> **EXERCISE GOAL**
Omit every picture and write out the rest of the records exactly.

++++++++++

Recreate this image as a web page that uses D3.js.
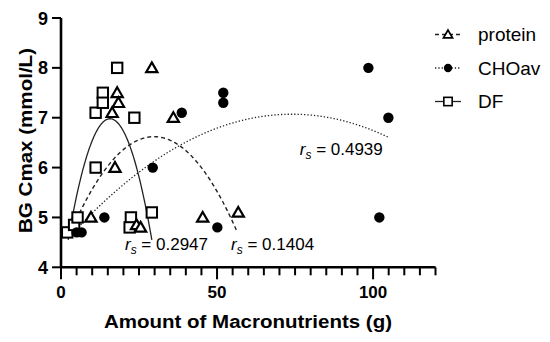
<!DOCTYPE html>
<html>
<head>
<meta charset="utf-8">
<script src="https://cdn.jsdelivr.net/npm/d3@7"></script>
<style>
  body { margin: 0; background: #fff; }
  svg text { font-family: "Liberation Sans", Arial, sans-serif; fill: #000; }
</style>
</head>
<body>
<svg id="chart" width="550" height="342"></svg>
<script>
// data: [amount (g), BG Cmax (mmol/L)]
var proteinPts = [[29.1, 8.0], [18.0, 7.5], [18.4, 7.3], [16.4, 7.1], [17.3, 6.0],
                  [9.6, 5.0], [24.2, 4.85], [25.5, 4.8], [36.0, 7.0], [45.4, 5.0], [56.8, 5.1]];
var choPts = [[5.0, 4.7], [6.6, 4.7], [13.9, 5.0], [29.4, 6.0], [38.7, 7.1], [52.0, 7.5],
              [52.0, 7.3], [50.1, 4.8], [98.5, 8.0], [104.9, 7.0], [102.0, 5.0]];
var dfPts = [[2.0, 4.7], [4.2, 4.85], [5.3, 5.0], [11.1, 6.0], [11.1, 7.1], [13.4, 7.5],
             [13.4, 7.3], [18.0, 8.0], [23.5, 7.0], [22.4, 5.0], [22.0, 4.8], [29.1, 5.1]];

// quadratic fits: [vertex x, vertex y, curvature, x from, x to]
var proteinFit = [29.8, 6.62, 0.00269, 4.0, 56.5];
var choFit = [74.0, 7.07, 0.000484, 3.4, 104.9];
var dfFit = [15.7, 6.98, 0.01353, 2.3, 29.1];

var xTicks = [0, 50, 100];
var yTicks = [4, 5, 6, 7, 8, 9];
var legendNames = ['protein', 'CHOav', 'DF'];
var rsLabels = [['0.2947', 20.5, 4.35], ['0.1404', 54.5, 4.35], ['0.4939', 76.5, 6.25]];

var svg = d3.select('#chart');
var x = d3.scaleLinear().domain([0, 120]).range([61, 435.5]);
var y = d3.scaleLinear().domain([4, 9]).range([267.3, 18]);

// axes
var xAxis = svg.append('g').attr('transform', 'translate(0,' + y(4) + ')');
xAxis.append('path').attr('d', 'M' + x(0) + ',0H' + x(120))
    .attr('stroke', '#000').attr('stroke-width', 2.6).attr('fill', 'none');
xAxis.selectAll('.minor').data(d3.range(0, 121, 5)).enter().append('line')
    .attr('x1', function(d){ return x(d); }).attr('x2', function(d){ return x(d); })
    .attr('y1', 0).attr('y2', function(d){ return xTicks.indexOf(d) >= 0 ? 12 : 8; })
    .attr('stroke', '#000').attr('stroke-width', 2);
xAxis.selectAll('.lbl').data(xTicks).enter().append('text')
    .attr('x', function(d){ return x(d); }).attr('y', 31)
    .attr('text-anchor', 'middle').attr('font-size', 17).attr('font-weight', 'bold')
    .text(function(d){ return d; });

var yAxis = svg.append('g').attr('transform', 'translate(' + x(0) + ',0)');
yAxis.append('path').attr('d', 'M0,' + y(4) + 'V' + y(9))
    .attr('stroke', '#000').attr('stroke-width', 2.6).attr('fill', 'none');
yAxis.selectAll('line').data(yTicks).enter().append('line')
    .attr('x1', -9).attr('x2', 0)
    .attr('y1', function(d){ return y(d); }).attr('y2', function(d){ return y(d); })
    .attr('stroke', '#000').attr('stroke-width', 2);
yAxis.selectAll('text').data(yTicks).enter().append('text')
    .attr('x', -13).attr('y', function(d){ return y(d) + 6.5; })
    .attr('text-anchor', 'end').attr('font-size', 18).attr('font-weight', 'bold')
    .text(function(d){ return d; });

svg.append('text').attr('transform', 'translate(31.5,140.5) rotate(-90)')
    .attr('text-anchor', 'middle').attr('font-size', 19).attr('font-weight', 'bold')
    .attr('textLength', 185).attr('lengthAdjust', 'spacingAndGlyphs')
    .text('BG Cmax (mmol/L)');
svg.append('text').attr('x', 248).attr('y', 327.5)
    .attr('text-anchor', 'middle').attr('font-size', 18).attr('font-weight', 'bold')
    .attr('textLength', 288).attr('lengthAdjust', 'spacingAndGlyphs')
    .text('Amount of Macronutrients (g)');

// fit curves
var line = d3.line().x(function(d){ return x(d[0]); }).y(function(d){ return y(d[1]); });
function fitPath(f){
    var pts = d3.range(f[3], f[4], 0.25).concat([f[4]]);
    return line(pts.map(function(v){ return [v, f[1] - f[2] * (v - f[0]) * (v - f[0])]; }));
}
var styles = {
    protein: { dash: '4,3', width: 1.4 },
    CHOav: { dash: '1.3,2', width: 1.3 },
    DF: { dash: null, width: 1.3 }
};
[[proteinFit, 'protein'], [choFit, 'CHOav'], [dfFit, 'DF']].forEach(function(p){
    svg.append('path').attr('d', fitPath(p[0])).attr('fill', 'none')
        .attr('stroke', '#222').attr('stroke-width', styles[p[1]].width)
        .attr('stroke-dasharray', styles[p[1]].dash);
});

// markers (k scales them down for the legend)
function drawTri(g, px, py, k){
    k = k || 1;
    g.append('path').attr('d', d3.symbol().type(d3.symbolTriangle).size(55 * k * k)())
        .attr('transform', 'translate(' + px + ',' + (py + k) + ')')
        .attr('fill', '#fff').attr('stroke', '#000').attr('stroke-width', 2.2 * k);
}
function drawSq(g, px, py, k){
    k = k || 1;
    var h = 5.2 * k;
    g.append('rect').attr('x', px - h).attr('y', py - h).attr('width', 2 * h).attr('height', 2 * h)
        .attr('fill', '#fff').attr('stroke', '#000').attr('stroke-width', 2 * k);
}
function drawDot(g, px, py, k){
    g.append('circle').attr('cx', px).attr('cy', py).attr('r', 5.2 * (k || 1)).attr('fill', '#000');
}
var marks = svg.append('g');
dfPts.forEach(function(d){ drawSq(marks, x(d[0]), y(d[1])); });
proteinPts.forEach(function(d){ drawTri(marks, x(d[0]), y(d[1])); });
choPts.forEach(function(d){ drawDot(marks, x(d[0]), y(d[1])); });

// r_s labels
rsLabels.forEach(function(r){
    var t = svg.append('text').attr('x', x(r[1])).attr('y', y(r[2])).attr('font-size', 17).attr('fill', '#222');
    t.append('tspan').attr('font-style', 'italic').text('r');
    t.append('tspan').attr('font-style', 'italic').attr('font-size', 12).attr('dy', 4).text('s');
    t.append('tspan').attr('dy', -4).text(' = ' + r[0]);
});

// legend
var drawers = [drawTri, drawDot, drawSq];
var legend = svg.append('g');
legendNames.forEach(function(n, i){
    var ly = 34.5 + i * 33.5;
    legend.append('line').attr('x1', 435).attr('x2', 461).attr('y1', ly).attr('y2', ly)
        .attr('stroke', '#222').attr('stroke-width', styles[n].width)
        .attr('stroke-dasharray', styles[n].dash);
    drawers[i](legend, 448, ly, 0.8);
    legend.append('text').attr('x', 478).attr('y', ly + 6.5).attr('font-size', 19).attr('fill', '#222').text(n);
});
</script>
</body>
</html>
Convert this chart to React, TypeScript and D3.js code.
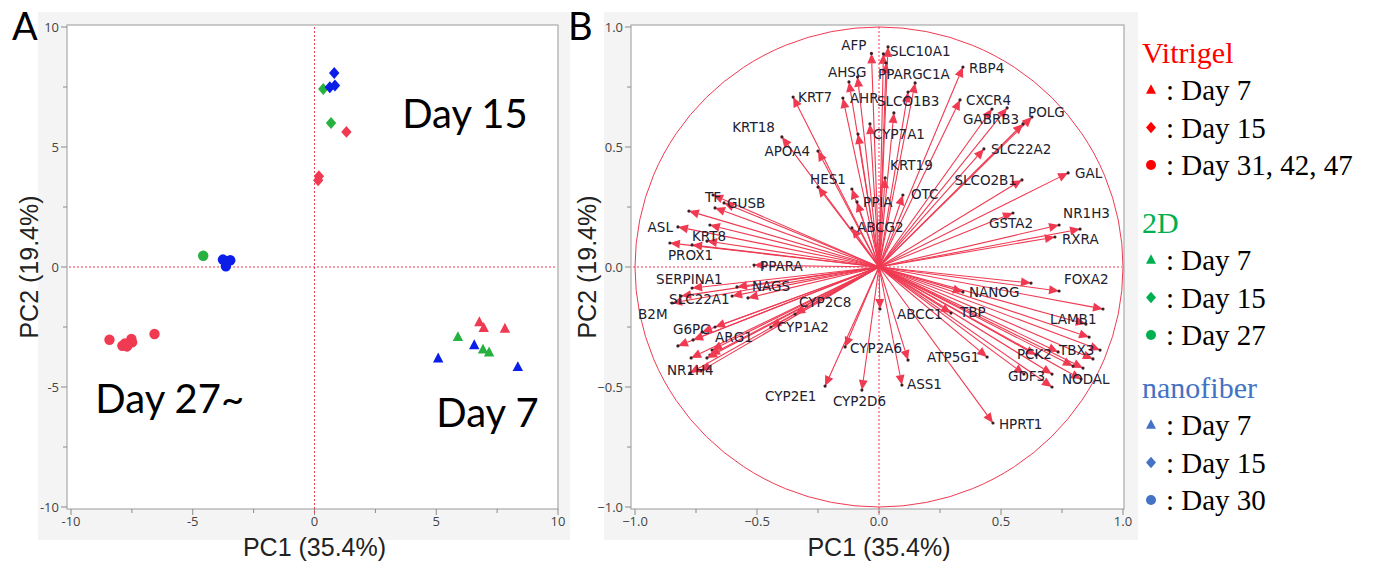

++++++++++

> **EXERCISE RESULT**
Recreate this image as a web page that uses D3.js.
<!DOCTYPE html>
<html>
<head>
<meta charset="utf-8">
<script src="https://cdn.jsdelivr.net/npm/d3@7"></script>
<style>
  body { margin: 0; background: #fff; }
  svg text { font-family: "Liberation Sans", Arial, sans-serif; fill: #000; }
</style>
</head>
<body>
<svg id="chart" width="550" height="342"></svg>
<script>
// data: [amount (g), BG Cmax (mmol/L)]
var proteinPts = [[29.1, 8.0], [18.0, 7.5], [18.4, 7.3], [16.4, 7.1], [17.3, 6.0],
                  [9.6, 5.0], [24.2, 4.85], [25.5, 4.8], [36.0, 7.0], [45.4, 5.0], [56.8, 5.1]];
var choPts = [[5.0, 4.7], [6.6, 4.7], [13.9, 5.0], [29.4, 6.0], [38.7, 7.1], [52.0, 7.5],
              [52.0, 7.3], [50.1, 4.8], [98.5, 8.0], [104.9, 7.0], [102.0, 5.0]];
var dfPts = [[2.0, 4.7], [4.2, 4.85], [5.3, 5.0], [11.1, 6.0], [11.1, 7.1], [13.4, 7.5],
             [13.4, 7.3], [18.0, 8.0], [23.5, 7.0], [22.4, 5.0], [22.0, 4.8], [29.1, 5.1]];

// quadratic fits: [vertex x, vertex y, curvature, x from, x to]
var proteinFit = [29.8, 6.62, 0.00269, 4.0, 56.5];
var choFit = [74.0, 7.07, 0.000484, 3.4, 104.9];
var dfFit = [15.7, 6.98, 0.01353, 2.3, 29.1];

var xTicks = [0, 50, 100];
var yTicks = [4, 5, 6, 7, 8, 9];
var legendNames = ['protein', 'CHOav', 'DF'];
var rsLabels = [['0.2947', 20.5, 4.35], ['0.1404', 54.5, 4.35], ['0.4939', 76.5, 6.25]];

var svg = d3.select('#chart');
var x = d3.scaleLinear().domain([0, 120]).range([61, 435.5]);
var y = d3.scaleLinear().domain([4, 9]).range([267.3, 18]);

// axes
var xAxis = svg.append('g').attr('transform', 'translate(0,' + y(4) + ')');
xAxis.append('path').attr('d', 'M' + x(0) + ',0H' + x(120))
    .attr('stroke', '#000').attr('stroke-width', 2.6).attr('fill', 'none');
xAxis.selectAll('.minor').data(d3.range(0, 121, 5)).enter().append('line')
    .attr('x1', function(d){ return x(d); }).attr('x2', function(d){ return x(d); })
    .attr('y1', 0).attr('y2', function(d){ return xTicks.indexOf(d) >= 0 ? 12 : 8; })
    .attr('stroke', '#000').attr('stroke-width', 2);
xAxis.selectAll('.lbl').data(xTicks).enter().append('text')
    .attr('x', function(d){ return x(d); }).attr('y', 31)
    .attr('text-anchor', 'middle').attr('font-size', 17).attr('font-weight', 'bold')
    .text(function(d){ return d; });

var yAxis = svg.append('g').attr('transform', 'translate(' + x(0) + ',0)');
yAxis.append('path').attr('d', 'M0,' + y(4) + 'V' + y(9))
    .attr('stroke', '#000').attr('stroke-width', 2.6).attr('fill', 'none');
yAxis.selectAll('line').data(yTicks).enter().append('line')
    .attr('x1', -9).attr('x2', 0)
    .attr('y1', function(d){ return y(d); }).attr('y2', function(d){ return y(d); })
    .attr('stroke', '#000').attr('stroke-width', 2);
yAxis.selectAll('text').data(yTicks).enter().append('text')
    .attr('x', -13).attr('y', function(d){ return y(d) + 6.5; })
    .attr('text-anchor', 'end').attr('font-size', 18).attr('font-weight', 'bold')
    .text(function(d){ return d; });

svg.append('text').attr('transform', 'translate(31.5,140.5) rotate(-90)')
    .attr('text-anchor', 'middle').attr('font-size', 19).attr('font-weight', 'bold')
    .attr('textLength', 185).attr('lengthAdjust', 'spacingAndGlyphs')
    .text('BG Cmax (mmol/L)');
svg.append('text').attr('x', 248).attr('y', 327.5)
    .attr('text-anchor', 'middle').attr('font-size', 18).attr('font-weight', 'bold')
    .attr('textLength', 288).attr('lengthAdjust', 'spacingAndGlyphs')
    .text('Amount of Macronutrients (g)');

// fit curves
var line = d3.line().x(function(d){ return x(d[0]); }).y(function(d){ return y(d[1]); });
function fitPath(f){
    var pts = d3.range(f[3], f[4], 0.25).concat([f[4]]);
    return line(pts.map(function(v){ return [v, f[1] - f[2] * (v - f[0]) * (v - f[0])]; }));
}
var styles = {
    protein: { dash: '4,3', width: 1.4 },
    CHOav: { dash: '1.3,2', width: 1.3 },
    DF: { dash: null, width: 1.3 }
};
[[proteinFit, 'protein'], [choFit, 'CHOav'], [dfFit, 'DF']].forEach(function(p){
    svg.append('path').attr('d', fitPath(p[0])).attr('fill', 'none')
        .attr('stroke', '#222').attr('stroke-width', styles[p[1]].width)
        .attr('stroke-dasharray', styles[p[1]].dash);
});

// markers (k scales them down for the legend)
function drawTri(g, px, py, k){
    k = k || 1;
    g.append('path').attr('d', d3.symbol().type(d3.symbolTriangle).size(55 * k * k)())
        .attr('transform', 'translate(' + px + ',' + (py + k) + ')')
        .attr('fill', '#fff').attr('stroke', '#000').attr('stroke-width', 2.2 * k);
}
function drawSq(g, px, py, k){
    k = k || 1;
    var h = 5.2 * k;
    g.append('rect').attr('x', px - h).attr('y', py - h).attr('width', 2 * h).attr('height', 2 * h)
        .attr('fill', '#fff').attr('stroke', '#000').attr('stroke-width', 2 * k);
}
function drawDot(g, px, py, k){
    g.append('circle').attr('cx', px).attr('cy', py).attr('r', 5.2 * (k || 1)).attr('fill', '#000');
}
var marks = svg.append('g');
dfPts.forEach(function(d){ drawSq(marks, x(d[0]), y(d[1])); });
proteinPts.forEach(function(d){ drawTri(marks, x(d[0]), y(d[1])); });
choPts.forEach(function(d){ drawDot(marks, x(d[0]), y(d[1])); });

// r_s labels
rsLabels.forEach(function(r){
    var t = svg.append('text').attr('x', x(r[1])).attr('y', y(r[2])).attr('font-size', 17).attr('fill', '#222');
    t.append('tspan').attr('font-style', 'italic').text('r');
    t.append('tspan').attr('font-style', 'italic').attr('font-size', 12).attr('dy', 4).text('s');
    t.append('tspan').attr('dy', -4).text(' = ' + r[0]);
});

// legend
var drawers = [drawTri, drawDot, drawSq];
var legend = svg.append('g');
legendNames.forEach(function(n, i){
    var ly = 34.5 + i * 33.5;
    legend.append('line').attr('x1', 435).attr('x2', 461).attr('y1', ly).attr('y2', ly)
        .attr('stroke', '#222').attr('stroke-width', styles[n].width)
        .attr('stroke-dasharray', styles[n].dash);
    drawers[i](legend, 448, ly, 0.8);
    legend.append('text').attr('x', 478).attr('y', ly + 6.5).attr('font-size', 19).attr('fill', '#222').text(n);
});
</script>
</body>
</html>
Convert this chart to React, TypeScript and D3.js code.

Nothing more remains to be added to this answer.